Pearson’s new remuneration policy supported by 96% shareholders: Glen Moreno

Pearson Chairman Glen Moreno has claimed that the publishing company has acknowledged the basis of shareholders' objection to its remunerations policy and has already addressed the issue in the new remuneration policy.

Mr. Moreno acknowledged that more than 35 per cent of shareholders voted against the company's remunerations report, but added that the new remuneration policy had received the support of 96 per cent of its shareholders.

Speaking on the topic, he said, "The vote on our remuneration report for last year was heavily influenced by objections.. We acknowledge the basis of this objection. We have already addressed this issue in our new remuneration policy, which has received the support of 96% of our shareholders."

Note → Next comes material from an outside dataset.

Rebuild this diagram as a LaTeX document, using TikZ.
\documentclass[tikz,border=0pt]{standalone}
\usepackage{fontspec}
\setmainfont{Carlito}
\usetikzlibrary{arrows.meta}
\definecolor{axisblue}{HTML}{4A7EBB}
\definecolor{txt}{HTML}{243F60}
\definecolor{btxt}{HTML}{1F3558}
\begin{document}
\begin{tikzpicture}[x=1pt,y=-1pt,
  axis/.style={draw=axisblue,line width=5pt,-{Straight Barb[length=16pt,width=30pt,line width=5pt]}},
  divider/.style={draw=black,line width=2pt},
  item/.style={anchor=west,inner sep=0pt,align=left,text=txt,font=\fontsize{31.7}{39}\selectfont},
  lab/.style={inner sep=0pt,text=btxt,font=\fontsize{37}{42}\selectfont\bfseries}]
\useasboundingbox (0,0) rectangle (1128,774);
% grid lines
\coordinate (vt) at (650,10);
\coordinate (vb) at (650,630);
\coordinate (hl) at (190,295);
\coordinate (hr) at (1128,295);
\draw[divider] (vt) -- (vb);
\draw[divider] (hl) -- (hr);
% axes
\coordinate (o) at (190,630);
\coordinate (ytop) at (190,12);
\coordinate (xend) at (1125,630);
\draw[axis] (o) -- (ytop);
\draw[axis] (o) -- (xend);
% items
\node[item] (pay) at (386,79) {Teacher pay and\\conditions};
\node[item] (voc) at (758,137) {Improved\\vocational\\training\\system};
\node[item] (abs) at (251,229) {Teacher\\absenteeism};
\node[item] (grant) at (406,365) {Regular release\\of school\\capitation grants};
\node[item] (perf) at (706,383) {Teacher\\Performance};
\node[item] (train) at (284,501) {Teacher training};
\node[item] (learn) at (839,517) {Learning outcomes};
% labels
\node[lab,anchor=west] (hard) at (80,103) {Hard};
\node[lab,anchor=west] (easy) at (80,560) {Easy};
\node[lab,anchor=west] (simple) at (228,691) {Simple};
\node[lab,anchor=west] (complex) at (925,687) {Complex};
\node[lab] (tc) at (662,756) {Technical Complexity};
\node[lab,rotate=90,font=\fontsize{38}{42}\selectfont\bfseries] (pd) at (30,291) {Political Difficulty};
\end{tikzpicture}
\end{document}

Pearson became the latest FTSE 100 firm to face a shareholder backlash over huge executive pays when more than a third of shareholders rejected its remunerations report for last year.

Including those who withheld their votes, nearly 37 per cent of shareholders refused to endorse the company's remuneration report.

The report stated that former director Rona Fairhead, the former director of the Financial Times, received £347,000 before she left the company last year.

Alongside its AGM, Pearson issued a trading update that revealed a year-on-year decline of 6 per cent in sales in the first quarter of 2014. However, if currency movements are stripped out, the publisher's sales were up 2 per cent year-on-year.